It Could Be Worse: OpenVMS Users Aren’t Getting Latest Itanium Iron
June 17, 2013 Timothy Prickett Morgan
After all of these years and so many battles in the Minicomputer Wars and the Midrange Wars, the OpenVMS operating system is more a friend of the IBM i platform than a foe, particularly with common enemies swarming the data center landscape from the warring tribes of Windows and Linux. So it is important not to gloat as we get what is very likely the final roadmap out of Hewlett-Packard for the venerable OpenVMS.
On June 6, Ric Lewis, general manager of HP’s Enterprise Servers division, which is in charge of its Itanium-based systems, sent a letter to OpenVMS shops notifying them that the roadmap for hardware and software support was changing. And the news was both good and bad for OpenVMS shops.
The good news is that OpenVMS 8.4, the latest and greatest release of the operating system that started out life 35 years ago as VAX/VMS on VAX machines from Digital Equipment Corp, will now be supported with standard service at least through December 2020, more than seven years hence. Extended support, which could be made available beyond that for additional fees, could last even longer than that.

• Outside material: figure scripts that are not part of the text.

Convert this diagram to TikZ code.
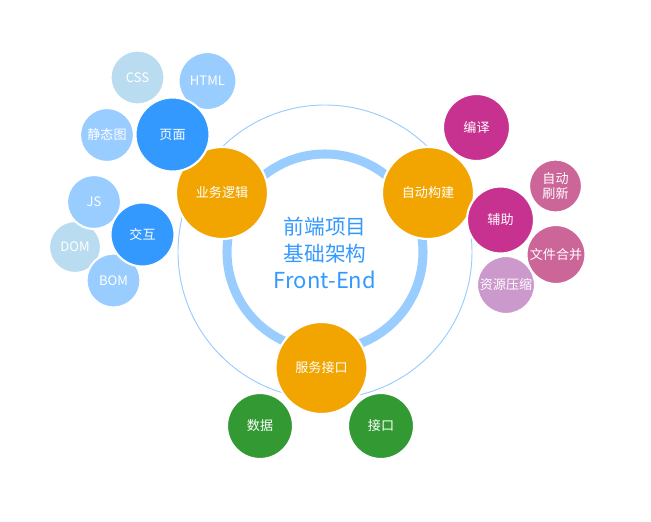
\documentclass[tikz,border=0pt]{standalone}
\usepackage{fontspec}
\setmainfont{Noto Sans CJK SC}
\definecolor{orangeC}{HTML}{F2A500}
\definecolor{blueD}{HTML}{3399FF}
\definecolor{blueL}{HTML}{99CCFF}
\definecolor{blueXL}{HTML}{B9DCF0}
\definecolor{magD}{HTML}{C7318F}
\definecolor{pinkC}{HTML}{CC6699}
\definecolor{purpL}{HTML}{CC99CC}
\definecolor{greenC}{HTML}{339933}
\tikzset{
  bub/.style={circle,draw=white,line width=1.6pt,inner sep=0pt,text=white,
    minimum size=#1*1.5pt,font=\fontsize{9.8}{11}\selectfont,align=center},
}
\begin{document}
\begin{tikzpicture}[x=0.75pt,y=-0.75pt]
\useasboundingbox (0,0) rectangle (651,522);
% rings
\node[circle,draw=blueL,line width=0.7pt,minimum size=220.5pt,inner sep=0] (outer) at (325,252) {};
\node[circle,draw=blueL,line width=6.8pt,minimum size=147pt,inner sep=0] (ring) at (325,252) {};
\node[text=blueD,font=\fontsize{15.5}{20}\selectfont,align=center] (title) at (325,253) {前端项目\\基础架构\\{\fontsize{16.5}{20}\selectfont Front-End}};
% left group
\node[bub=46,fill=orangeC] (biz) at (222,193) {业务逻辑};
\node[bub=27,fill=blueXL] (css) at (137.5,77.5) {CSS};
\node[bub=29,fill=blueL] (html) at (207.5,81) {HTML};
\node[bub=27,fill=blueL] (img) at (107,135) {静态图};
\node[bub=37,fill=blueD] (page) at (172.5,134.5) {页面};
\node[bub=26,fill=blueXL] (dom) at (75,247) {DOM};
\node[bub=27,fill=blueL] (js) at (94,202) {JS};
\node[bub=27,fill=blueL] (bom) at (113.5,280.5) {BOM};
\node[bub=32,fill=blueD] (inter) at (142.5,234.5) {交互};
% right group
\node[bub=46,fill=orangeC] (build) at (428,193) {自动构建};
\node[bub=33.5,fill=magD] (comp) at (476.5,127.5) {编译};
\node[bub=29,fill=purpL] (zip) at (506,285) {资源压缩};
\node[bub=33.5,fill=magD] (aux) at (500.5,220) {辅助};
\node[bub=26.5,fill=pinkC] (refresh) at (555.5,186) {自动\\刷新};
\node[bub=29.5,fill=pinkC] (merge) at (556,254.5) {文件合并};
% bottom group
\node[bub=46,fill=orangeC] (api) at (321.5,368) {服务接口};
\node[bub=33,fill=greenC] (data) at (260,426) {数据};
\node[bub=33,fill=greenC] (iface) at (381,426) {接口};
\end{tikzpicture}
\end{document}
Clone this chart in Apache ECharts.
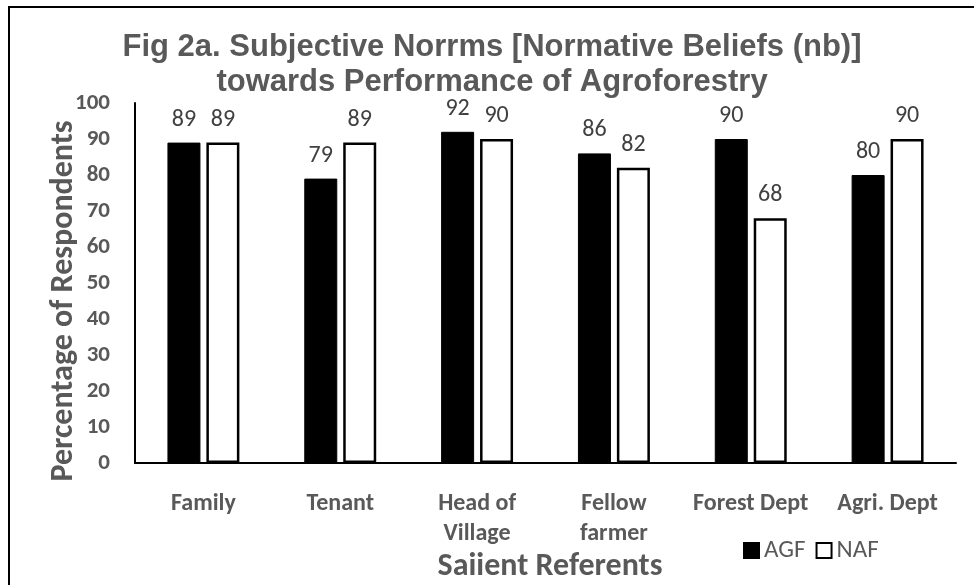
<!DOCTYPE html>
<html><head><meta charset="utf-8">
<script src="https://cdn.jsdelivr.net/npm/echarts@6/dist/echarts.min.js"></script>
<style>html,body{margin:0;padding:0;background:#fff}#c{width:974px;height:585px}</style>
</head><body><div id="c"></div>
<script>
const categories = ['Family', 'Tenant', 'Head of\nVillage', 'Fellow\nfarmer', 'Forest Dept', 'Agri. Dept'];
const agf = [89, 79, 92, 86, 90, 80];
const naf = [89, 89, 90, 82, 68, 90];
const yTicks = [0, 10, 20, 30, 40, 50, 60, 70, 80, 90, 100];
const titleLines = ['Fig 2a. Subjective Norrms [Normative Beliefs (nb)]', 'towards Performance of Agroforestry'];
const xName = 'Saiient Referents';
const yName = 'Percentage of Respondents';

const F = 'Carlito, Calibri, Lato, sans-serif';
const gray = '#595959';
const chart = echarts.init(document.getElementById('c'));
chart.setOption({
  animation: false,
  title: [
    {text: titleLines.join('\n'), left: 487, textAlign: 'center', top: 25, padding: 5,
     textStyle: {fontFamily: 'Liberation Sans, Arial', fontWeight: 'bold', fontSize: 31, color: gray, lineHeight: 35}},
    {text: xName, left: 545, textAlign: 'center', top: 546,
     textStyle: {fontFamily: F, fontWeight: 'bold', fontSize: 32, color: gray}}
  ],
  graphic: [
    {type: 'polyline', shape: {points: [[9, 585], [9, 7], [974, 7]]}, style: {stroke: '#000', lineWidth: 2, fill: null}},
    {type: 'text', x: 64, y: 301, rotation: Math.PI / 2,
     style: {text: yName, font: 'bold 32px ' + F, fill: gray, align: 'center', verticalAlign: 'middle'}}
  ],
  legend: {left: 743, top: 538, padding: 0, itemWidth: 15, itemHeight: 15, itemGap: 10, icon: 'rect',
    textStyle: {fontFamily: F, fontSize: 25, color: gray},
    data: ['AGF', 'NAF']},
  grid: {left: 135, right: 18, top: 103, bottom: 122},
  xAxis: {type: 'category', data: categories,
    axisLine: {lineStyle: {color: '#000', width: 2}}, axisTick: {show: false},
    axisLabel: {margin: 26, fontFamily: F, fontWeight: 'bold', fontSize: 24, color: gray, lineHeight: 30, interval: 0}},
  yAxis: {type: 'value', min: 0, max: 100, interval: 10,
    axisLine: {show: true, lineStyle: {color: '#000', width: 2}}, axisTick: {show: false},
    splitLine: {show: false},
    axisLabel: {margin: 25, fontFamily: F, fontWeight: 'bold', fontSize: 23, color: gray,
      formatter: v => yTicks.includes(v) ? String(v) : ''}},
  series: [
    {name: 'AGF', type: 'bar', data: agf, barWidth: 33, barGap: '18%',
     itemStyle: {color: '#000', borderColor: '#000', borderWidth: 1},
     label: {show: true, position: 'top', distance: 11, fontFamily: F, fontSize: 24, color: '#404040'}},
    {name: 'NAF', type: 'bar', data: naf, barWidth: 33, barGap: '18%',
     itemStyle: {color: '#fff', borderColor: '#000', borderWidth: 2.5},
     label: {show: true, position: 'top', distance: 11, fontFamily: F, fontSize: 24, color: '#404040'}}
  ]
});
</script></body></html>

The bad news is that HP is not porting OpenVMS to the current “Poulson” Itanium 9500 processors, which made their debut in Integrity i4 and Superdome 2 systems last fall. This is a bit of a shocker for the OpenVMS community, but as is the case for IBM i workloads, most of the machines in the OpenVMS installed base are fairly modest in size and doubling up the core count doesn’t matter as much as cranking up the clock speed. And the latter is not happening to any large extent on any server processor anymore because we have hit thermal limits of CMOS chips.
HP is moving ahead with the integration of its 3PAR storage arrays with OpenVMS 8.4 and has a bunch of security and middleware updates coming, too.
And support for Integrity i2 machines using the quad-core “Tukwila” Itanium 9300 processors has now been extended through December 31, 2020. (OpenVMS has not been available on Superdome-class machines for several years.) HP will continue to sell Integrity i2 blade servers, which span from one to four blades in a single system image and are roughly analogous to a Power 570 or so, through the end of 2015, with hardware upgrade sales through the end of 2016.
HP put out a separate statement that it will create NonStop faulty tolerant cluster systems based on the Itanium 9500 processors, as planned, and that there will be Integrity machines that will use a forthcoming “Kittson” Itanium processor. At the end of January, HP and Intel announced that Kittson would not have a converged processor socket that is compatible with a future Xeon E7 chip (presumed to be the “Haswell” Xeon E7 v3) or use a 22 nanometer process. In fact, Intel said that Kittson would use the same 32 nanometer etching that the Itanium 9300s use and plug into the same socket as the Itanium 9300 and 9500 chips. And that means it will very likely be an eight-core chip with some modest microarchitecture improvements and essentially a Poulson+ chip when you get right down to it.
Or maybe, if you use IBM’s Power7 nomenclature, a Poulson’ chip, where that is a prime notation. Just like IBM did with the Power7′ machines when the Power7+ chips were late to market and Big Blue didn’t want to talk about it.
Like I said, don’t gloat. Just whistle and keep on a-moving.